IRAs: For 2022 the maximum contribution limit for traditional and Roth IRAs is $6,000. The maximum increases to $7,000 for individuals age 50 or older by the end of the year. For 2023, the the amounts increase to $6,500/$7,500. The deduction is phased out at higher income levels where the taxpayer or the spouse is an active participant in an employer-sponsored plan.
Roth Conversions: Distributions from a Roth IRA are received tax-free. You can convert a traditional IRA to a Roth-IRA, unless your income exceeds a certain level. You will pay the income tax upon conversion. But not everyone should convert. There are many factors to consider, including present and forecasted future income tax rates, as well as the return on your investments, both in your retirement plan and outside of your plan. You will also need to consider how a current increase in taxable income may affect other calculations on your tax return. Careful strategic planning and forecasting will help you make an informed decision.
Qualified Retirement Plan: One of the most powerful tax shelters available to taxpayers is a qualified retirement plan. Within certain limits, contributions to fund the plan are immediately tax deductible, plan investment earnings are tax deferred, and plan participants including owners and employees and self-employed individuals do not have to pay income taxes on plan benefits until they receive their distributions. The maximum 401(k) elective deferral for 2022 is $20,500, and increases to $27,000 for participants age 50 and older by the end of the year. For 2023, the amounts increase to $22,500/$30,000. In addition, if you contribute to your employer-sponsored plan, you may receive a matching contribution from your employer, usually up to a certain percentage.

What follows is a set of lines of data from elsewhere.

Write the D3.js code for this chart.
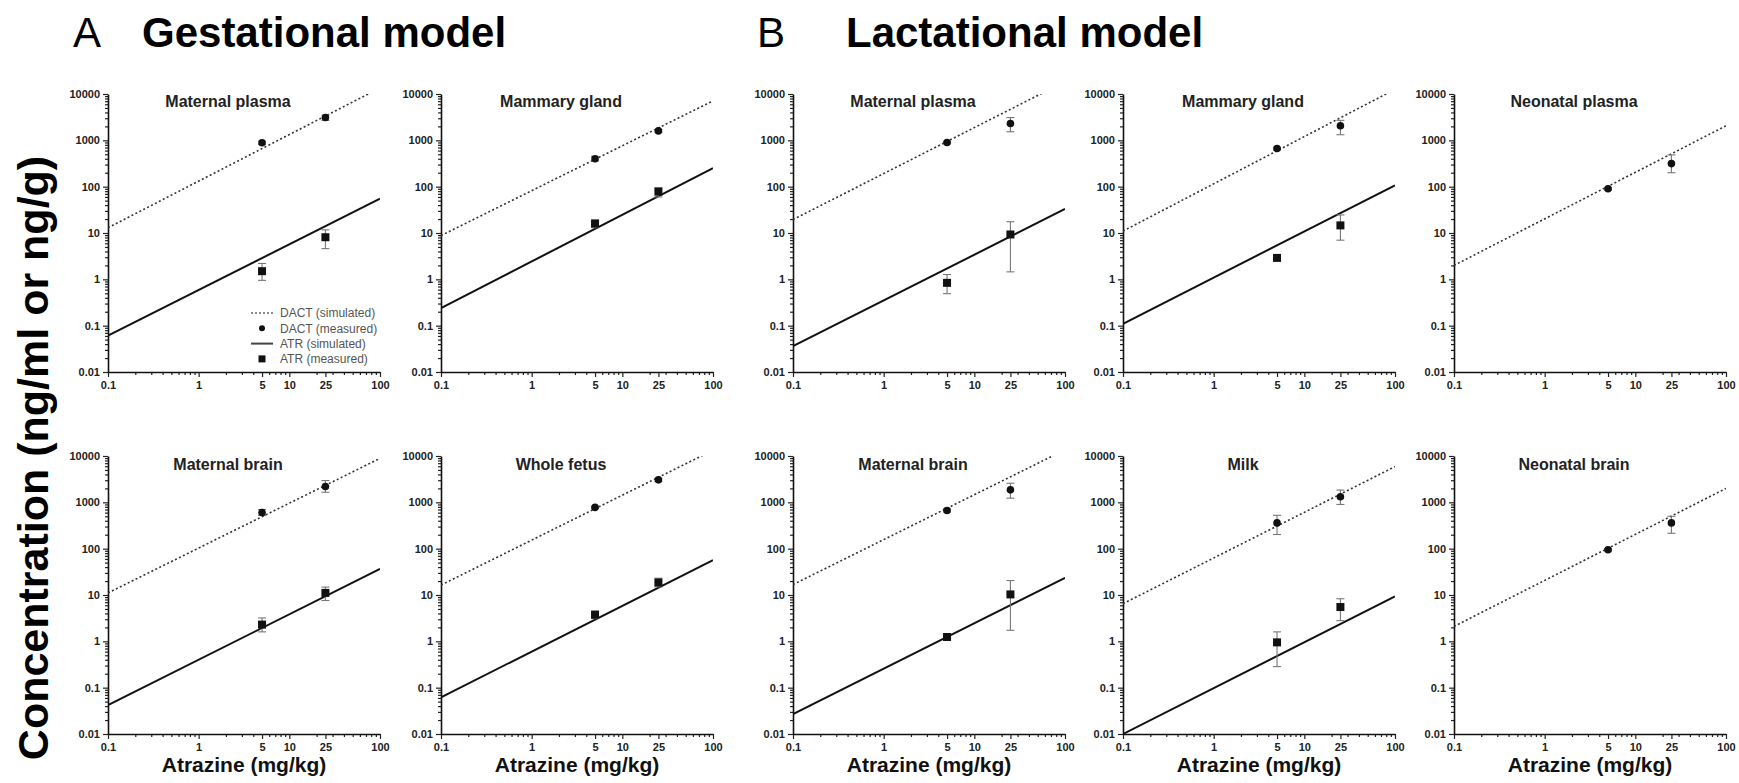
<!DOCTYPE html>
<html>
<head>
<meta charset="utf-8">
<script src="https://cdn.jsdelivr.net/npm/d3@7"></script>
<style>
body{margin:0;background:#fff;}
svg{display:block;font-family:"Liberation Sans",Arial,Helvetica,sans-serif;}
</style>
</head>
<body>
<div id="chart"></div>
<script>
// panels: 0-1,5-6 gestational ; 2-4,7-9 lactational
const panelTitles = ["Maternal plasma","Mammary gland","Maternal plasma","Mammary gland","Neonatal plasma",
                     "Maternal brain","Whole fetus","Maternal brain","Milk","Neonatal brain"];
const panelRow = [0,0,0,0,0,1,1,1,1,1];
const panelCol = [0,1,2,3,4,0,1,2,3,4];

const doses = [5, 25];
const simDoses = [0.1, 100];

// simulated lines, value at 0.1 and at 100 mg/kg
const dactSim = [[13,13500],[8.8,7100],[19.5,18500],[11,12600],[2.0,2060],
                 [11.1,8900],[16.4,13300],[16.8,13600],[6.5,5900],[2.1,2000]];
const atrSim  = [[0.061,55],[0.24,250],[0.036,33],[0.11,107],null,
                 [0.042,36.6],[0.062,56.5],[0.027,23.4],[0.01,9.3],null];

// measured, at 5 and 25 mg/kg
const dactMean = [[890,3100],[400,1600],[900,2300],[665,2060],[90,315],
                  [605,2190],[780,3060],[667,1860],[360,1320],[95,360]];
const dactLow  = [[820,2700],[360,1500],[850,1530],[620,1320],[85,200],
                  [520,1650],[740,2800],[620,1230],[202,900],[90,215]];
const dactHigh = [[960,3500],[450,1700],[950,3100],[710,2700],[95,485],
                  [700,2950],[820,3300],[720,2580],[525,1840],[100,500]];
const atrMean = [[1.5,8.1],[16,78],[0.84,9.3],[2.9,14.6],null,
                 [2.3,11.1],[3.75,18.6],[1.24,10.3],[0.95,5.5],null];
const atrLow  = [[0.95,4.6],[13,60],[0.49,1.45],[2.6,7],null,
                 [1.6,7.6],[3.1,15],[1.15,1.73],[0.285,2.8],null];
const atrHigh = [[2.2,11.7],[19,95],[1.27,17.5],[3.2,24.5],null,
                 [3.2,14.8],[4.5,23],[1.33,20.5],[1.6,8.3],null];

const xTicks = [0.1, 1, 5, 10, 25, 100];
const yTicks = [0.01, 0.1, 1, 10, 100, 1000, 10000];
const legendLabels = ["DACT (simulated)","DACT (measured)","ATR (simulated)","ATR (measured)"];

var W = 1739, H = 783;
var colLeft = [108, 441, 793, 1123, 1454], rowTop = [94, 456];
var pw = 272, ph = 278;

var svg = d3.select("#chart").append("svg")
    .attr("width", W).attr("height", H);

// headings
svg.append("text").attr("x", 73).attr("y", 47).style("font-size", "42px").text("A");
svg.append("text").attr("x", 142).attr("y", 47).style("font-size", "42px").style("font-weight", "bold").text("Gestational model");
svg.append("text").attr("x", 757).attr("y", 47).style("font-size", "42px").text("B");
svg.append("text").attr("x", 846).attr("y", 47).style("font-size", "42px").style("font-weight", "bold").text("Lactational model");

svg.append("text")
    .attr("transform", "translate(48,458) rotate(-90)")
    .attr("text-anchor", "middle")
    .style("font-size", "43px").style("font-weight", "bold")
    .text("Concentration (ng/ml or ng/g)");

var x = d3.scaleLog().domain([0.1, 100]).range([0, pw]);
var y = d3.scaleLog().domain([0.01, 10000]).range([ph, 0]);
var minorX = x.ticks().filter(d => xTicks.indexOf(d) < 0);
var minorY = y.ticks().filter(d => yTicks.indexOf(d) < 0);

var line = d3.line().x(d => x(d[0])).y(d => y(d[1]));

panelTitles.forEach(function (title, i) {
    var g = svg.append("g")
        .attr("transform", `translate(${colLeft[panelCol[i]]},${rowTop[panelRow[i]]})`);

    g.append("clipPath").attr("id", "clip" + i)
        .append("rect").attr("width", pw).attr("height", ph);

    // minor ticks
    g.append("g").attr("transform", `translate(0,${ph})`)
        .call(d3.axisBottom(x).tickValues(minorX).tickFormat("").tickSize(3).tickSizeOuter(0))
        .call(a => a.select(".domain").remove());
    g.append("g")
        .call(d3.axisLeft(y).tickValues(minorY).tickFormat("").tickSize(3).tickSizeOuter(0))
        .call(a => a.select(".domain").remove());

    var xa = g.append("g").attr("transform", `translate(0,${ph})`)
        .call(d3.axisBottom(x).tickValues(xTicks).tickFormat(d => String(d)).tickSize(5).tickSizeOuter(0));
    var ya = g.append("g")
        .call(d3.axisLeft(y).tickValues(yTicks).tickFormat(d => String(d)).tickSize(5).tickSizeOuter(0));
    [xa, ya].forEach(a => {
        a.selectAll("text").style("font-size", "11px").style("font-weight", "bold").attr("fill", "#222")
            .style("font-family", "'Liberation Sans',Arial,sans-serif");
    });
    xa.selectAll("text").attr("dy", "0.85em");
    g.selectAll(".domain").attr("stroke", "#111").attr("stroke-width", 1.6);
    g.selectAll(".tick line").attr("stroke", "#222").attr("stroke-width", 1.2);

    g.append("text")
        .attr("x", 120).attr("y", panelRow[i] == 0 ? 13 : 14)
        .attr("text-anchor", "middle")
        .style("font-size", "16px").style("font-weight", "bold").attr("fill", "#222")
        .text(title);

    var lines = g.append("g").attr("clip-path", `url(#clip${i})`);
    lines.append("path")
        .datum(simDoses.map((d, k) => [d, dactSim[i][k]]))
        .attr("d", line).attr("fill", "none")
        .attr("stroke", "#333").attr("stroke-width", 1.6).attr("stroke-dasharray", "2,2.4");
    if (atrSim[i]) {
        lines.append("path")
            .datum(simDoses.map((d, k) => [d, atrSim[i][k]]))
            .attr("d", line).attr("fill", "none")
            .attr("stroke", "#111").attr("stroke-width", 2);
    }

    // measured points with error bars
    var sets = [{mean: dactMean[i], lo: dactLow[i], hi: dactHigh[i], shape: "circle"}];
    if (atrMean[i]) sets.push({mean: atrMean[i], lo: atrLow[i], hi: atrHigh[i], shape: "square"});
    sets.forEach(function (s) {
        doses.forEach(function (dose, k) {
            var cx = x(dose);
            var eg = g.append("g").attr("stroke", "#777").attr("stroke-width", 1.1);
            eg.append("line").attr("x1", cx).attr("x2", cx).attr("y1", y(s.lo[k])).attr("y2", y(s.hi[k]));
            [s.lo[k], s.hi[k]].forEach(v => {
                eg.append("line").attr("x1", cx - 4).attr("x2", cx + 4).attr("y1", y(v)).attr("y2", y(v));
            });
            if (s.shape == "circle") {
                g.append("circle").attr("cx", cx).attr("cy", y(s.mean[k])).attr("r", 3.8).attr("fill", "#111");
            } else {
                g.append("rect").attr("x", cx - 4).attr("y", y(s.mean[k]) - 4)
                    .attr("width", 8).attr("height", 8).attr("fill", "#111");
            }
        });
    });

    if (panelRow[i] == 1) {
        g.append("text")
            .attr("x", pw / 2).attr("y", ph + 38)
            .attr("text-anchor", "middle")
            .style("font-size", "21px").style("font-weight", "bold").attr("fill", "#111")
            .text("Atrazine (mg/kg)");
    }

    // legend only in first panel
    if (i == 0) {
        var lg = g.append("g").attr("transform", "translate(154,219)");
        legendLabels.forEach(function (lab, k) {
            var ly = k * 15.3;
            if (k == 0 || k == 2) {
                lg.append("line").attr("x1", -11).attr("x2", 11).attr("y1", ly).attr("y2", ly)
                    .attr("stroke", k == 0 ? "#666" : "#444").attr("stroke-width", k == 0 ? 1.5 : 2)
                    .attr("stroke-dasharray", k == 0 ? "2,2" : null);
            } else if (k == 1) {
                lg.append("circle").attr("cy", ly).attr("r", 3).attr("fill", "#111");
            } else {
                lg.append("rect").attr("x", -3.5).attr("y", ly - 3.5).attr("width", 7).attr("height", 7).attr("fill", "#111");
            }
            lg.append("text").attr("x", 18).attr("y", ly).attr("dy", "0.35em")
                .style("font-size", "12px").attr("fill", "#555").text(lab);
        });
    }
});
</script>
</body>
</html>
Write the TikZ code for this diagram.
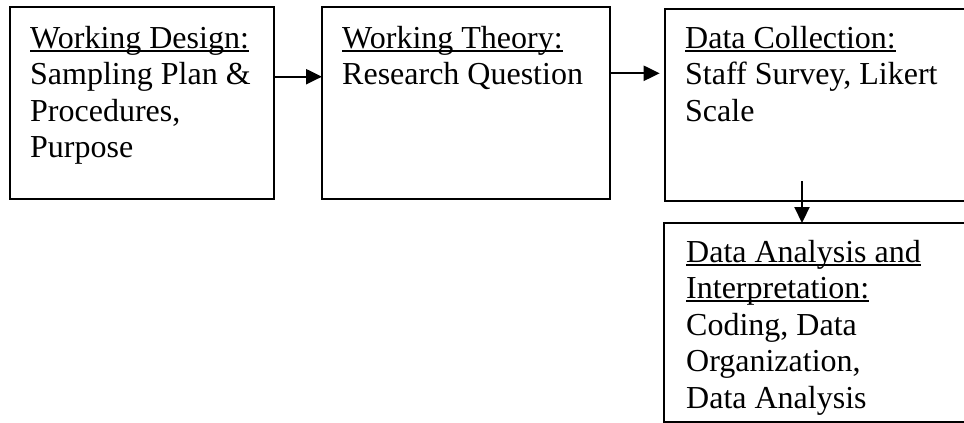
\documentclass[tikz,border=0pt]{standalone}
\usepackage{fontspec}
\setmainfont{Liberation Serif}
\usetikzlibrary{arrows.meta}
\newcommand\myul[1]{\setbox0\hbox{#1}\rlap{\rule[-3.6pt]{\wd0}{1.8pt}}\box0}
\begin{document}
\begin{tikzpicture}[x=1pt,y=-1pt,
  box/.style={draw, line width=2pt, rectangle, inner sep=0pt, outer sep=0pt, anchor=north west},
  txt/.style={anchor=base west, inner sep=0pt, align=left, font=\fontsize{32}{36.6}\selectfont},
  arr/.style={line width=2.2pt, -{Triangle[length=16pt,width=15pt]}}]
\useasboundingbox (0,0) rectangle (964,423);
\node[box, minimum width=264.3pt, minimum height=192pt] (b1) at (10,7) {};
\node[box, minimum width=288pt, minimum height=192pt] (b2) at (322,7) {};
\node[box, minimum width=320pt, minimum height=191.7pt] (b3) at (664.7,9.3) {};
\node[box, minimum width=320pt, minimum height=199.3pt] (b4) at (664.3,223) {};
% texts (base anchor = baseline of last line)
\node[txt] (t1) at (30,157.8) {\myul{Working Design:}\\Sampling Plan \&\\Procedures,\\Purpose};
\node[txt] (t2) at (342,84.6) {\myul{Working Theory:}\\Research Question};
\node[txt] (t3) at (685,121.2) {\myul{Data Collection:}\\Staff Survey, Likert\\Scale};
\node[txt] (t4) at (686,408.4) {\myul{Data Analysis and}\\\myul{Interpretation:}\\Coding, Data\\Organization,\\Data Analysis};
% connectors
\coordinate (y12) at (0,76.7);
\coordinate (y23) at (0,73.3);
\coordinate (s34) at (802,181);
\draw[arr] (b1.east |- y12) -- (b2.west |- y12);
\draw[arr, shorten >=5pt] (b2.east |- y23) -- (b3.west |- y23);
\draw[arr] (s34) -- (s34 |- b4.north);
\end{tikzpicture}
\end{document}
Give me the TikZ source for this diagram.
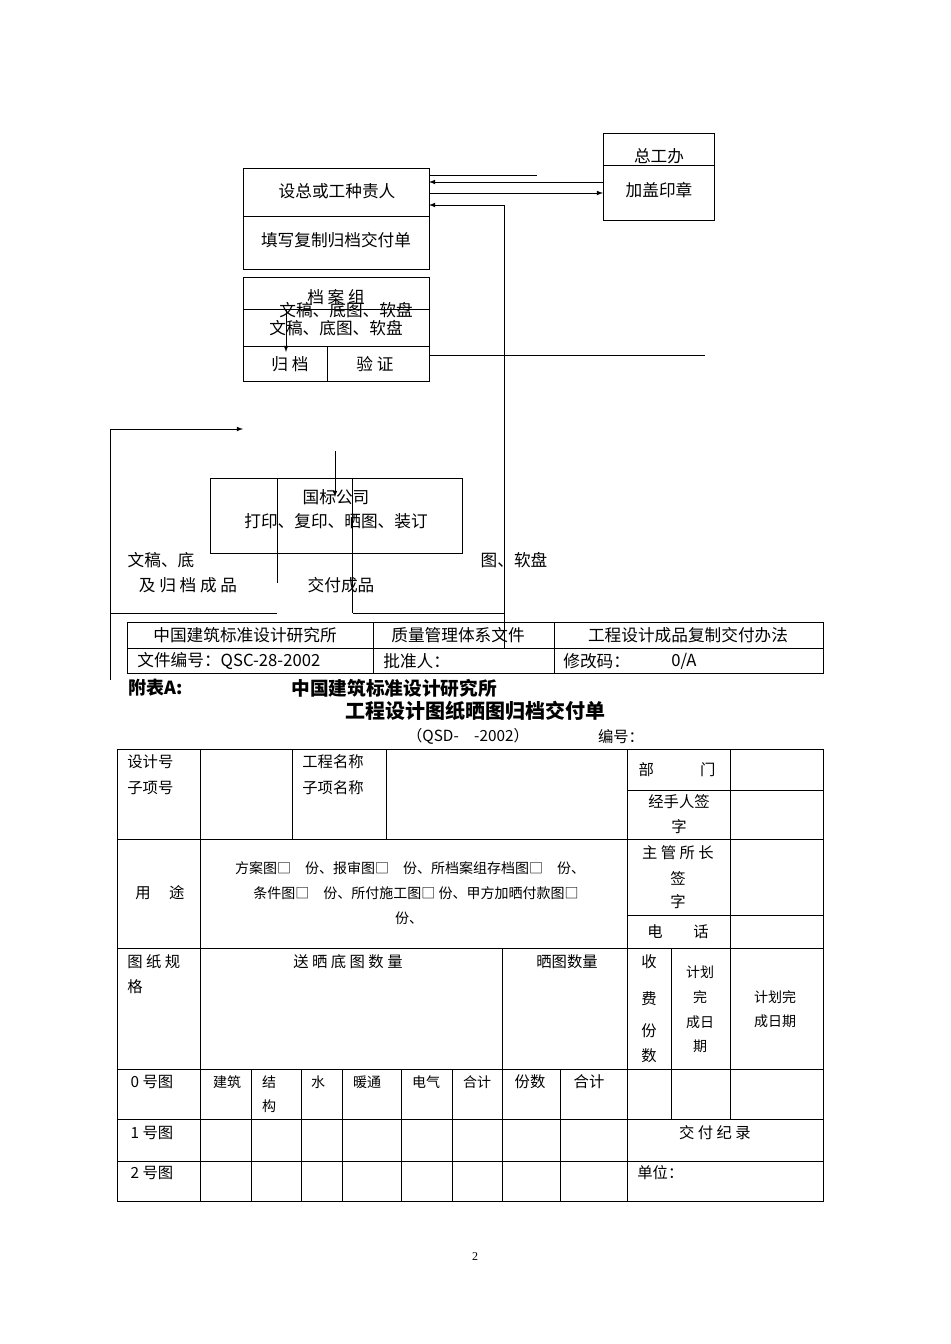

Charitable Contributions: For 2022, you can deduct contributions to 501(c)(3) charities up to 60% of your adjusted gross income. You must itemize your deductions in order to take this deduction. For noncash donations (clothing, household goods, etc.) exceeding $500, you must provide contribution date, name and address of charity, description of items donated, cost basis and fair market value for each donation. Vehicle donations require additional information to be included. Noncash donations over $5,000 require the taxpayer to obtain a qualified written appraisal. Contributions to political organizations are not deductible.
2022 Special credits for Arizona filers: There are dollar-for-dollar tax credits available to filers of an Arizona tax return for contributions to Qualifying Charities (up to $800 married filing joint and $400 single) Public Schools (up to $400 married filing joint and $200 single), Private School Tuition Organizations (up to $2,483 married filing joint and $1,243 single) and Qualifying Foster Care Organizations ($1,000 married filing joint and $500 single). Credits are limited to tax liability. Don't overlook these credits. They have the effect of moving state tax dollars to Arizona charities and schools of your choice.